Rafi Reznik (SJD candidate, Georgetown University Law Center) has posted The Rise of American Conservatism in Israel (8 Penn State Journal of Law and International Affairs (2020)) (forthcoming) (63 pages) on SSRN.  Here is the abstract:

In the United States, the link between interpretive methodology and political ideology has generated a massive yet largely idiosyncratic body of scholarship. This Article offers a comparative case study, which converses with the American example – Israel. A twofold argument is offered to facilitate this conversation. First, a current shift in the ideological climate of the Supreme Court of Israel is identified, manifested in the rise of a new interpretive method. Never before has a comprehensive alternative been offered to the interpretive theory prevailing in Israel, Purposive Interpretation, which is conceptually and historically tied to American liberal theories. The Article unpacks the challenges posed by the new theory, termed Purposive Originalism, in methodology as well as underlying understanding of democratic principles. While elevating the role of legislative history, an interpretive device associated with liberal judges in the U.S., Purposive Originalism nonetheless deeply resonates American conservatism, espousing variations on originalism, bright-line rules and deference.
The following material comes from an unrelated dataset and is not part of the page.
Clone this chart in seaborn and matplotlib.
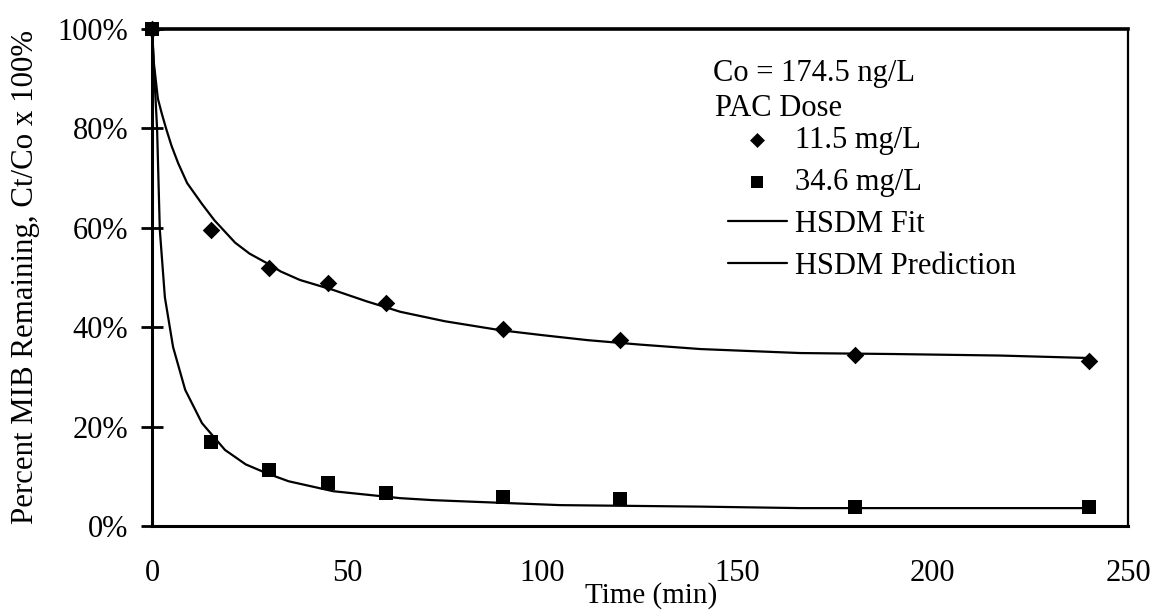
import matplotlib
matplotlib.use("Agg")
import matplotlib.pyplot as plt
import seaborn as sns
import pandas as pd
from matplotlib.ticker import FuncFormatter

# ---- data ----
time_obs = [0, 15, 30, 45, 60, 90, 120, 180, 240]
dose_11_5 = [100, 59.6, 51.9, 48.9, 44.9, 39.6, 37.4, 34.4, 33.2]
dose_34_6 = [100, 16.9, 11.3, 8.6, 6.6, 5.8, 5.4, 3.8, 3.8]

time_fit = [0, 0.5, 1.5, 2.5, 3.6, 5, 6.7, 9, 12.8, 16, 21.3, 25, 29.4, 33,
            37.9, 46.4, 55, 63.6, 75, 89.2, 100, 111.5, 125, 140.5, 166,
            190, 217, 240]
hsdm_fit = [100, 93, 86, 83, 80, 76.5, 73, 69, 64.8, 61.5, 57, 54.8, 52.9,
            51.2, 49.5, 47.5, 45.2, 43.1, 41.2, 39.4, 38.4, 37.4, 36.5,
            35.6, 34.8, 34.6, 34.3, 33.8]

time_pred = [0, 0.5, 1.3, 2, 3.3, 5.4, 8.5, 12.8, 18.7, 24, 29.4, 35, 46.4,
             63.6, 72, 84.9, 104.6, 140.5, 166, 200, 241]
hsdm_pred = [100, 92, 80, 59.6, 46, 36, 27.4, 20.7, 15.3, 12.4, 10.6, 9.0,
             7.0, 5.6, 5.2, 4.8, 4.2, 3.9, 3.6, 3.6, 3.6]

y_ticks = [0, 20, 40, 60, 80, 100]
x_ticks = [0, 50, 100, 150, 200, 250]

sns.set_theme(style="white")
plt.rcParams["font.family"] = ["Liberation Serif", "DejaVu Serif"]
plt.rcParams["font.size"] = 22

W, H = 1159, 611
fig = plt.figure(figsize=(W / 100, H / 100), dpi=100)
ax = fig.add_axes([152 / W, 1 - 526 / H, (1128 - 152) / W, (526 - 29) / H])

obs = pd.DataFrame({"t": time_obs, "a": dose_11_5, "b": dose_34_6})
fit = pd.DataFrame({"t": time_fit, "y": hsdm_fit})
pred = pd.DataFrame({"t": time_pred, "y": hsdm_pred})

sns.lineplot(data=fit, x="t", y="y", ax=ax, color="black", lw=1.6,
             estimator=None, sort=False, label="HSDM Fit")
sns.lineplot(data=pred, x="t", y="y", ax=ax, color="black", lw=1.6,
             estimator=None, sort=False, label="HSDM Prediction")
sns.scatterplot(data=obs, x="t", y="a", ax=ax, marker="D", s=80,
                color="black", edgecolor="black", linewidth=0,
                label="11.5 mg/L", zorder=5, clip_on=False)
sns.scatterplot(data=obs, x="t", y="b", ax=ax, marker="s", s=95,
                color="black", edgecolor="black", linewidth=0,
                label="34.6 mg/L", zorder=5, clip_on=False)

ax.set_xlim(0, 250)
ax.set_ylim(0, 100)
ax.set_xticks(x_ticks)
ax.set_yticks(y_ticks)
ax.yaxis.set_major_formatter(FuncFormatter(lambda v, p: f"{int(v)}%"))
ax.tick_params(axis="y", left=True, direction="inout", length=16, width=2,
               pad=9, labelsize=22, colors="black")
ax.tick_params(axis="x", bottom=True, length=0, pad=24, labelsize=22,
               colors="black")

for side, lw in {"left": 2.2, "bottom": 2.2, "top": 2.6, "right": 1.6}.items():
    ax.spines[side].set_visible(True)
    ax.spines[side].set_color("black")
    ax.spines[side].set_linewidth(lw)

ax.set_xlabel("Time (min)", fontsize=21, color="black")
ax.set_ylabel("Percent MIB Remaining, Ct/Co x 100%", fontsize=22.2,
              color="black")
ax.xaxis.set_label_coords(0.511, -0.112)
ax.yaxis.set_label_coords(-0.1145, 0.502)

# legend area
ax.text(713 / W, 1 - 73 / H, "Co = 174.5 ng/L", transform=fig.transFigure,
        fontsize=22, va="center", ha="left", color="black")
ax.text(715 / W, 1 - 108 / H, "PAC Dose", transform=fig.transFigure,
        fontsize=22, va="center", ha="left", color="black")

handles, labels = ax.get_legend_handles_labels()
order = ["11.5 mg/L", "34.6 mg/L", "HSDM Fit", "HSDM Prediction"]
hmap = dict(zip(labels, handles))
leg = ax.legend([hmap[k] for k in order], order,
                loc="upper left", bbox_to_anchor=(728 / W, 1 - 126 / H),
                bbox_transform=fig.transFigure, frameon=False, fontsize=22,
                handlelength=1.93, handletextpad=0.25, borderpad=0,
                borderaxespad=0, labelspacing=0.42, markerscale=0.85)
for t in leg.get_texts():
    t.set_color("black")

fig.savefig("out.png", dpi=100)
Second, it is contended that this development should be understood as part of a broader ideological reorientation of the political right-wing in Israel, toward American conservatism. Increasingly drawing on the philosophies, policies and strategies of its American counterpart, the Israeli Right has adopted the compound of social traditionalism, neo-liberal economic policy and hawkish national security stance, as well as discontent with the administrative state, synthesized under the headline of conservatism. An interpretive methodology that strives for the same values enshrined in this political project fulfills a vital role in its success. Such a convergence of judicial and political reinterpretations of conservatism marks the current historical moment in Israel a recreation of the dynamics that emerged in 1980s U.S., with an all-encompassing conservative backlash against legal liberalism. The Israeli case thus reveals how American conservatism can be, and is indeed, incorporated into different cultural and constitutional settings.